I'm manually placing copies of objects (ie at the /obj level) but need each to have some random stuff internally - spin axis etc. So each object needs a different seed value to work with internally (@ptnum has no relevance here
Houdini must use some kinda UUID-ish thing internally to refer to objects, so you can rename stuff and all the references across the scene are updated (right? Or does Houdini just do a global “search and replace” whenever you rename something?)
But I can't find any kinda unique number in objects' detail attributes.
Or do I just have to hash the objects' nodepaths and make my own? (I'd rather not if I don't have to: it'd be nice to be able to rename a node without it altering its unique seed)

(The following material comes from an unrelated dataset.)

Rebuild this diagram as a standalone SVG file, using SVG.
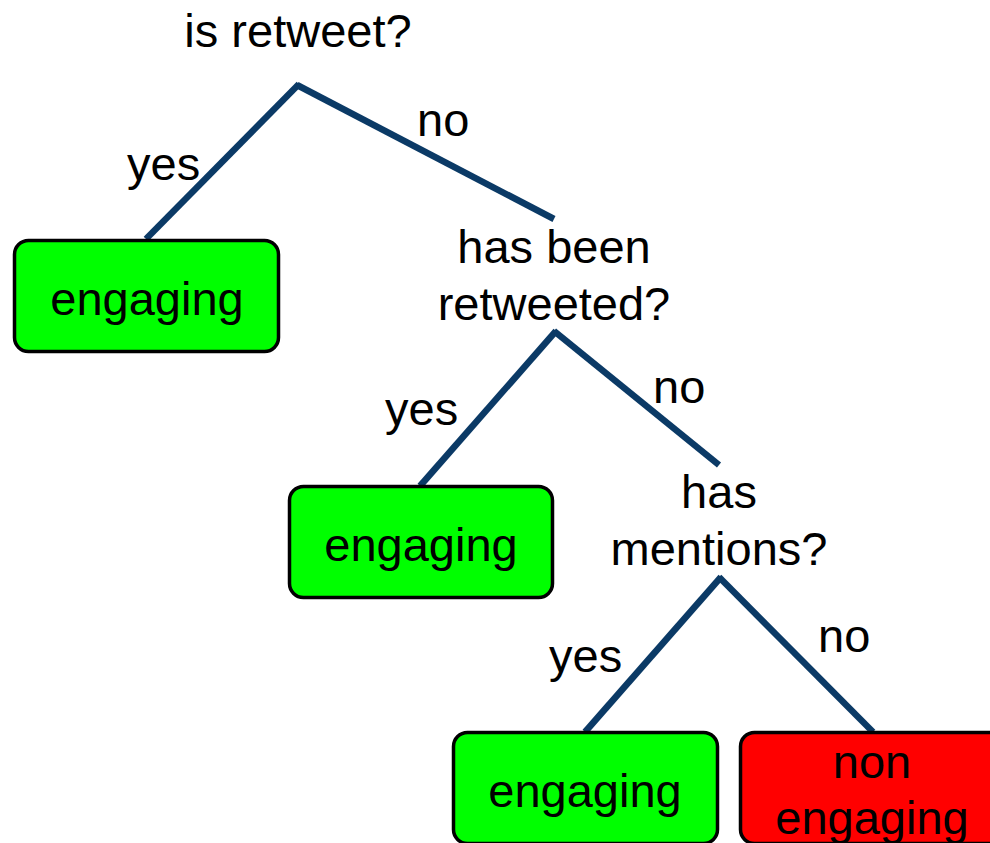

Thanks - but I'm not sure how this helps. I'm using instancing, so these are basically just objects with a single point inside, referring to a disk instance. Not sure what the Assemble SOP would give me in this situation (unless you mean I should hash one of the attribs it generates?)
There's a lot of ways to do this, but let's say you have /obj/foo1 and /obj/foo2, etc. Inside each, you might have an attribute create node with this in it:
attribute: id
value: rand(opdigits(".."))
opdigits extracts the digits only from any node, thus geo1 and geo2 will have different id attributes
Edited by mrCatfish - 2019年4月2日 10:56:34
Sean Lewkiw CG Supervisor Machine FX - Cinesite MTL
howiem Houdini must use some kinda UUID-ish thing internally to refer to objects, so you can rename stuff and all the references across the scene are updated (right? Or does Houdini just do a global “search and replace” whenever you rename something?)
Nodes have an op id, but it is only unique within a given session. Reloading your scene in a new session will assign new ids. The node name is the unique identifier stored with the scene file.
One solution to your workflow that would allow renaming the nodes as you please, would be to create a shelf tool script that creates a geo node with your setup inside, and adds a spare parameter to the geo node. The script would then set the value to a random number such as with the python random module. You can drag a selection to your toolbar to create an initial tool starting point, and modify the script to add the spare parm/random number.